Bakan Yılmaz, Alevilerin şikayet ettiği sorunları hükümet olarak çözmekte kararlı olduklarını bildirerek, sözlerini şöyle sürdürdü:
"Herkesin inancını tam özgürlük içinde yaşayacağı iklimi sağlamının ***reti içerisindeyiz. Hiçbir ayrım ve fark gözetmeksizin tüm inanç ve kültürlerin yaşaması ve geleceğe aktarılması bizlere vazifedir. Hepimiz bu toprakların öz evladıyız. Bu topraklar, hep karşılıklı saygının beşiği olmuştur. Camiler de cemevleri de birliğimizin, dirliğimizin göstergesi olarak kardeşçe, bir arada, ilelebet var olmaya devam edecektir."
"Bizler bu güzel ve büyük ülkenin eşit vatandaşlarıyız"
İnancın doğru bir kaynaktan karşılanmasının kişi, toplum huzuru ve gelişim için gerekli ve şart olduğunun altını çizen Yılmaz, şunları kaydetti:
"Devlet olarak vatandaşların inançlarına yönelik ihtiyaç ve taleplerini karşılamak bizim hem görevimiz hem de sorumluluğumuzdur. Bu ülkede yaşayan her bir vatandaşımızın birlikte yaşadığı insanların inancını, kültürünü, değerlerini bilmesi ve birbirini tanıması, barış içinde bir arada yaşamanın da gereğidir. Bu amaçla Din Kültürü ve Ahlak dersinde vatandaşlarımızın inançlarının, değerlerinin esas unsurlarının çerçevesini öğrencilerimize öğretmek istiyoruz."

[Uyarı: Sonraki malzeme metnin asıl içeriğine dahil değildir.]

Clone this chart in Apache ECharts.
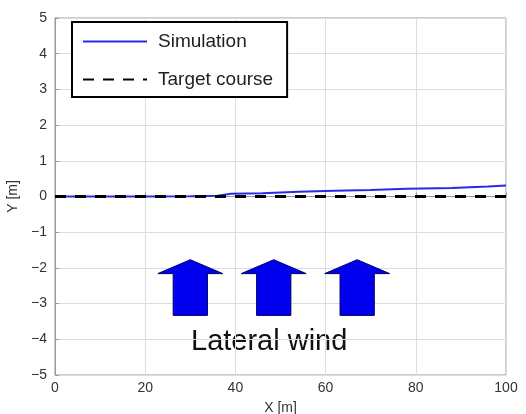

"Bizler bu güzel ve büyük ülkenin eşit vatandaşlarıyız." diyen Yılmaz, bu güzel ülkede barış ve huzur içinde yaşamanın ortak irade olduğunu söyledi. Bu irade doğrultusunda dayanışmanın artırılmasının herkesin ortak görevi olduğunu belirten Yılmaz, ehlibeyt yolunda Türkiye'nin birlik ve barışına, huzuruna katkı verenlere teşekkür etti.